Key Takeaways
- Palantir’s stock is surging after its latest results beat Street expectations.
- Analysts worry the company may be overvalued, with many maintaining sell or equivalent ratings despite a strong quarter.
- Deutsche Bank said the company benefits from “a more entrenched retail investor following relative to everything else we cover.”
Palantir Technologies (PLTR) shares rocketed higher Tuesday after last night’s earnings results comfortably beat expectations. Some analysts remain wary that the analytics software provider is overvalued.
“There’s no denying that [Palantir] is deserving of a premium valuation,” wrote analysts at Mizuho after the company delivered revenue growth of 30% and raised its 2024 guidance. However, they said, it is “increasingly difficult to justify” the shares’ valuation.

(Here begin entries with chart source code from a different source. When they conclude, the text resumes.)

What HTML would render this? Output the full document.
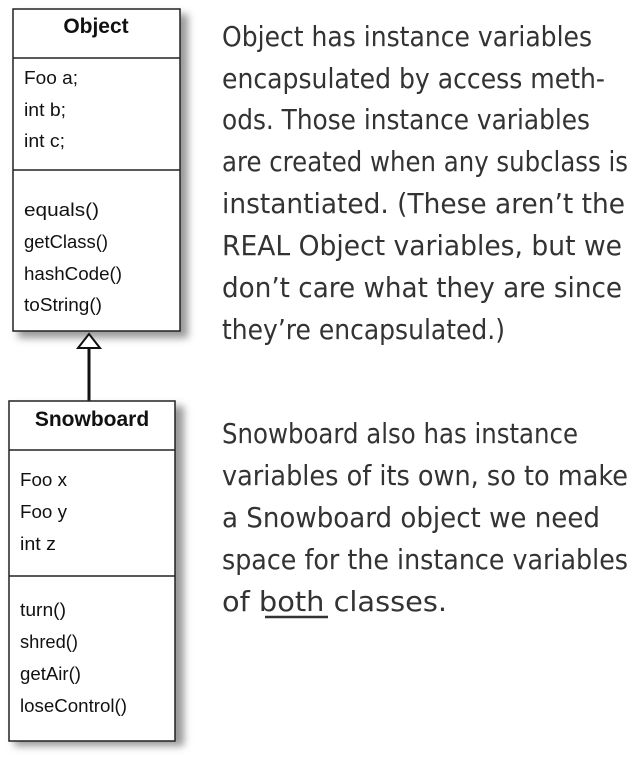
<!DOCTYPE html>
<html><head><meta charset="utf-8"><style>
body{margin:0;background:#fff;width:634px;height:771px;overflow:hidden}
</style></head><body>
<svg width="634" height="771" xmlns="http://www.w3.org/2000/svg" font-family="Liberation Sans, Arial, sans-serif">
<defs><filter id="sh" x="-20%" y="-20%" width="150%" height="150%"><feGaussianBlur stdDeviation="4"/></filter></defs>
<rect x="18" y="14" width="170" height="324" fill="#999" filter="url(#sh)"/>
<rect x="13" y="9" width="167" height="322" fill="#fff" stroke="#222" stroke-width="1.5"/>
<line x1="13" y1="58" x2="180" y2="58" stroke="#222" stroke-width="1.5"/>
<line x1="13" y1="170" x2="180" y2="170" stroke="#222" stroke-width="1.5"/>
<text x="96" y="33" font-size="21" font-weight="bold" text-anchor="middle" fill="#111">Object</text>
<g font-size="18" fill="#111">
<text x="24" y="84" textLength="54" lengthAdjust="spacingAndGlyphs">Foo a;</text>
<text x="24" y="116" textLength="42" lengthAdjust="spacingAndGlyphs">int b;</text>
<text x="24" y="147" textLength="41" lengthAdjust="spacingAndGlyphs">int c;</text>
<text x="24" y="216" textLength="75" lengthAdjust="spacingAndGlyphs">equals()</text>
<text x="24" y="248" textLength="84" lengthAdjust="spacingAndGlyphs">getClass()</text>
<text x="24" y="280" textLength="98" lengthAdjust="spacingAndGlyphs">hashCode()</text>
<text x="24" y="311" textLength="78" lengthAdjust="spacingAndGlyphs">toString()</text>
</g>
<line x1="89" y1="347" x2="89" y2="402" stroke="#111" stroke-width="3"/>
<polygon points="89,334 78,348 100,348" fill="#fff" stroke="#111" stroke-width="2"/>
<rect x="14" y="406" width="170" height="340" fill="#999" filter="url(#sh)"/>
<rect x="9" y="401" width="166" height="340" fill="#fff" stroke="#222" stroke-width="1.5"/>
<line x1="9" y1="450" x2="175" y2="450" stroke="#222" stroke-width="1.5"/>
<line x1="9" y1="576" x2="175" y2="576" stroke="#222" stroke-width="1.5"/>
<text x="92" y="426" font-size="21" font-weight="bold" text-anchor="middle" fill="#111">Snowboard</text>
<g font-size="18" fill="#111">
<text x="20" y="486" textLength="47" lengthAdjust="spacingAndGlyphs">Foo x</text>
<text x="20" y="518" textLength="47" lengthAdjust="spacingAndGlyphs">Foo y</text>
<text x="20" y="550" textLength="36" lengthAdjust="spacingAndGlyphs">int z</text>
<text x="20" y="616" textLength="46" lengthAdjust="spacingAndGlyphs">turn()</text>
<text x="20" y="648" textLength="58" lengthAdjust="spacingAndGlyphs">shred()</text>
<text x="20" y="680" textLength="61" lengthAdjust="spacingAndGlyphs">getAir()</text>
<text x="20" y="712" textLength="107" lengthAdjust="spacingAndGlyphs">loseControl()</text>
</g>
<g font-size="28" fill="#333" font-family="DejaVu Sans, sans-serif">
<text x="222" y="46" textLength="370" lengthAdjust="spacingAndGlyphs">Object has instance variables</text>
<text x="222" y="88" textLength="383" lengthAdjust="spacingAndGlyphs">encapsulated by access meth-</text>
<text x="222" y="129" textLength="368" lengthAdjust="spacingAndGlyphs">ods. Those instance variables</text>
<text x="222" y="171" textLength="406" lengthAdjust="spacingAndGlyphs">are created when any subclass is</text>
<text x="222" y="213" textLength="403" lengthAdjust="spacingAndGlyphs">instantiated. (These aren’t the</text>
<text x="222" y="255" textLength="400" lengthAdjust="spacingAndGlyphs">REAL Object variables, but we</text>
<text x="222" y="297" textLength="400" lengthAdjust="spacingAndGlyphs">don’t care what they are since</text>
<text x="222" y="339" textLength="283" lengthAdjust="spacingAndGlyphs">they’re encapsulated.)</text>
<text x="222" y="443" textLength="356" lengthAdjust="spacingAndGlyphs">Snowboard also has instance</text>
<text x="222" y="485" textLength="406" lengthAdjust="spacingAndGlyphs">variables of its own, so to make</text>
<text x="222" y="527" textLength="378" lengthAdjust="spacingAndGlyphs">a Snowboard object we need</text>
<text x="222" y="569" textLength="406" lengthAdjust="spacingAndGlyphs">space for the instance variables</text>
<text x="222" y="611" textLength="225" lengthAdjust="spacingAndGlyphs">of both classes.</text>
</g>
<line x1="265" y1="617" x2="328" y2="617" stroke="#333" stroke-width="2.5"/>
</svg>
</body></html>
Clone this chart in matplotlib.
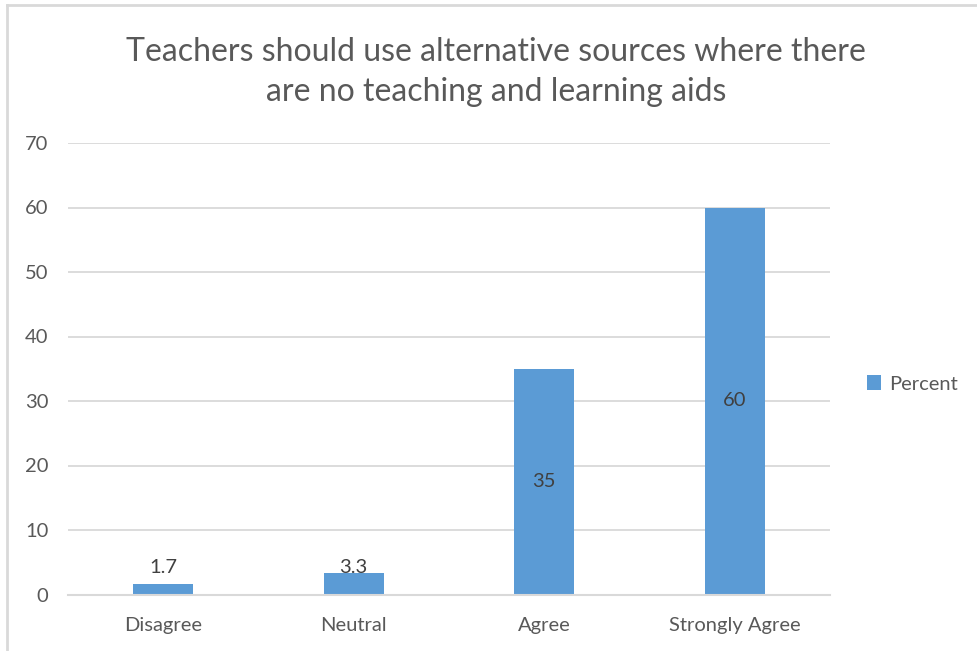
import matplotlib
matplotlib.use("Agg")
import matplotlib.pyplot as plt
from matplotlib.lines import Line2D
from matplotlib.patches import Patch

categories = ["Disagree", "Neutral", "Agree", "Strongly Agree"]
percent = [1.7, 3.3, 35, 60]
value_labels = ["1.7", "3.3", "35", "60"]
y_ticks = [0, 10, 20, 30, 40, 50, 60, 70]
series_name = "Percent"
title = "Teachers should use alternative sources where there\nare no teaching and learning aids"

BAR = "#5B9BD5"
TEXT = "#595959"
GRID = "#D9D9D9"

plt.rcParams["font.family"] = ["Lato", "DejaVu Sans"]

W, H = 977, 651
fig = plt.figure(figsize=(W / 100, H / 100), dpi=100)
fig.patch.set_facecolor("white")

ax = fig.add_axes([68 / W, 1 - 594.5 / H, (830 - 68) / W, (594.5 - 143) / H])
x = list(range(len(categories)))
ax.bar(x, percent, width=0.315, color=BAR, zorder=3)
ax.set_xlim(-0.5, len(categories) - 0.5)
ax.set_ylim(0, 70)
ax.set_yticks(y_ticks)
ax.set_xticks(x)
ax.set_xticklabels(categories)
ax.tick_params(axis="both", length=0, labelsize=14.5, colors=TEXT)
ax.tick_params(axis="y", pad=14)
ax.tick_params(axis="x", pad=16.5)
ax.yaxis.grid(True, color=GRID, linewidth=1.3, zorder=0)
for s in ["top", "right", "left"]:
    ax.spines[s].set_visible(False)
ax.spines["bottom"].set_color(GRID)
ax.spines["bottom"].set_linewidth(1.5)
ax.spines["bottom"].set_zorder(4)

for xi, v, lab in zip(x, percent, value_labels):
    ax.text(xi, max(v / 2, 4.2), lab, ha="center", va="center",
            fontsize=14.5, color="#404040", zorder=5)

fig.text(496 / W, 1 - 72 / H, title, ha="center", va="center",
         fontsize=23, color=TEXT, linespacing=1.42)

fig.legend(handles=[Patch(facecolor=BAR, label=series_name)],
           loc="center left", bbox_to_anchor=(849 / W, 1 - 384 / H),
           frameon=False, fontsize=14.5, handlelength=0.7, handleheight=0.7,
           handletextpad=0.4, labelcolor=TEXT)

# chart frame
fig.add_artist(Line2D([7 / W, 7 / W], [0, 1 - 4.5 / H], transform=fig.transFigure,
                      color=GRID, linewidth=2))
fig.add_artist(Line2D([7 / W, 1], [1 - 4.5 / H, 1 - 4.5 / H], transform=fig.transFigure,
                      color=GRID, linewidth=2))

fig.savefig("out.png", dpi=100)
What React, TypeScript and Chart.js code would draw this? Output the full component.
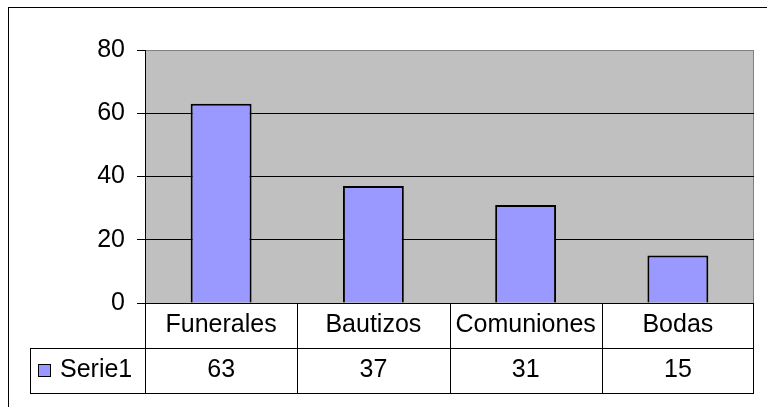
import React, { useEffect, useRef } from "react";
import { Chart, registerables } from "chart.js";

Chart.register(...registerables);

const categories = ["Funerales", "Bautizos", "Comuniones", "Bodas"];
const seriesName = "Serie1";
const values = [63, 37, 31, 15];
const yMin = 0;
const yMax = 80;
const yStep = 20;

const FONT = '"Liberation Sans", Arial, sans-serif';
const FSIZE = 25;

export default function App() {
  const ref = useRef<HTMLCanvasElement>(null);

  useEffect(() => {
    const canvas = ref.current!;

    const tablePlugin = {
      id: "excelTable",
      beforeDraw(chart: any) {
        const { ctx, chartArea: a } = chart;
        ctx.save();
        ctx.fillStyle = "#ffffff";
        ctx.fillRect(0, 0, chart.width, chart.height);
        ctx.fillStyle = "#C0C0C0";
        ctx.fillRect(a.left, a.top, a.right - a.left, a.bottom - a.top);
        ctx.strokeStyle = "#808080";
        ctx.lineWidth = 1;
        ctx.beginPath();
        ctx.moveTo(a.left, Math.round(a.top) + 0.5);
        ctx.lineTo(Math.round(a.right) - 0.5, Math.round(a.top) + 0.5);
        ctx.lineTo(Math.round(a.right) - 0.5, a.bottom);
        ctx.stroke();
        // outer chart frame
        ctx.strokeStyle = "#000000";
        ctx.strokeRect(8.5, 7.5, chart.width + 20, chart.height + 20);
        ctx.restore();
      },
      afterDraw(chart: any) {
        const { ctx, chartArea: a } = chart;
        const xs = chart.scales.x;
        const n = categories.length;
        const colW = (a.right - a.left) / n;
        const row1Top = Math.round(a.bottom);
        const rowH = 45;
        const row2Top = row1Top + rowH;
        const row2Bot = row2Top + rowH;
        const legendLeft = 30;
        const right = Math.round(a.right);
        const p = (v: number) => Math.round(v) + 0.5;

        ctx.save();
        ctx.strokeStyle = "#000000";
        ctx.lineWidth = 1;
        ctx.beginPath();
        ctx.moveTo(a.left, p(row1Top));
        ctx.lineTo(right, p(row1Top));
        ctx.moveTo(legendLeft, p(row2Top));
        ctx.lineTo(right, p(row2Top));
        ctx.moveTo(legendLeft, p(row2Bot));
        ctx.lineTo(right, p(row2Bot));
        for (let i = 0; i <= n; i++) {
          const x = i < n ? xs.getPixelForValue(i) - colW / 2 : xs.getPixelForValue(n - 1) + colW / 2;
          const xx = i === n ? Math.round(x) - 0.5 : p(x);
          ctx.moveTo(xx, row1Top);
          ctx.lineTo(xx, row2Bot + 0.5);
        }
        ctx.moveTo(p(legendLeft), row2Top);
        ctx.lineTo(p(legendLeft), row2Bot + 0.5);
        ctx.stroke();

        ctx.fillStyle = "#000000";
        ctx.font = `${FSIZE}px ${FONT}`;
        ctx.textAlign = "center";
        ctx.textBaseline = "alphabetic";
        const base1 = row1Top + 29;
        const base2 = row2Top + 29;
        categories.forEach((c, i) => {
          const cx = xs.getPixelForValue(i);
          ctx.fillText(c, cx, base1);
          ctx.fillText(String(values[i]), cx, base2);
        });

        const ky = row2Top + 16;
        ctx.fillStyle = "#9999FF";
        ctx.fillRect(38, ky, 13, 13);
        ctx.strokeStyle = "#000000";
        ctx.strokeRect(38.5, ky + 0.5, 12, 12);
        ctx.fillStyle = "#000000";
        ctx.textAlign = "left";
        ctx.fillText(seriesName, 60, base2);
        ctx.restore();
      },
    };

    const chart = new Chart(canvas, {
      type: "bar",
      data: {
        labels: categories,
        datasets: [
          {
            label: seriesName,
            data: values,
            backgroundColor: "#9999FF",
            borderColor: "#000000",
            borderWidth: 2,
            barPercentage: 0.4,
            categoryPercentage: 1,
          },
        ],
      },
      options: {
        responsive: false,
        animation: false,
        devicePixelRatio: 1,
        layout: { padding: { left: 0, top: 50, right: 13, bottom: 104 } },
        plugins: {
          legend: { display: false },
          tooltip: { enabled: false },
          title: { display: false },
        },
        scales: {
          x: {
            type: "category",
            display: false,
            offset: true,
          },
          y: {
            min: yMin,
            max: yMax,
            ticks: {
              stepSize: yStep,
              color: "#000000",
              font: { family: FONT, size: FSIZE },
              padding: 12,
            },
            grid: {
              color: (c: any) => (c.tick && c.tick.value === yMax ? "#808080" : "#000000"),
              lineWidth: 1,
              drawTicks: true,
              tickLength: 8,
              tickColor: "#000000",
            },
            border: { display: true, color: "#000000", width: 1 },
            afterFit: (s: any) => {
              s.width = 145;
            },
          },
        },
      },
      plugins: [tablePlugin],
    });

    return () => chart.destroy();
  }, []);

  return (
    <div style={{ position: "absolute", left: 0, top: 0, width: 767, height: 407 }}>
      <canvas ref={ref} width={767} height={407} style={{ display: "block", width: 767, height: 407 }} />
    </div>
  );
}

Mizuho, which has an “underperform” rating on the shares, raised its price target to $37 from $30—which, however, still calls for the shares to decline. The stock was recently up some 20% to about $50, more than tripling this year; the mean price target tracked by Visible Alpha is closer to $33.
Deutsche Bank analysts raised their price target to $26 from $21. Palantir, they wrote, benefits from what it calls “a more entrenched retail investor following relative to everything else we cover.” Palantir trades at roughly double the multiple of the next most-expensive stock the bank covers, the analysts said.
CEO Alexander Karp said the company, “absolutely eviscerated this quarter, driven by unrelenting AI demand that won’t slow down.”
The company’s U.S. commercial revenue grew 54% to $179 million in the period, and its U.S. government revenue improved 40% to $320 million. Executives cited AI-related demand as a driver of that growth.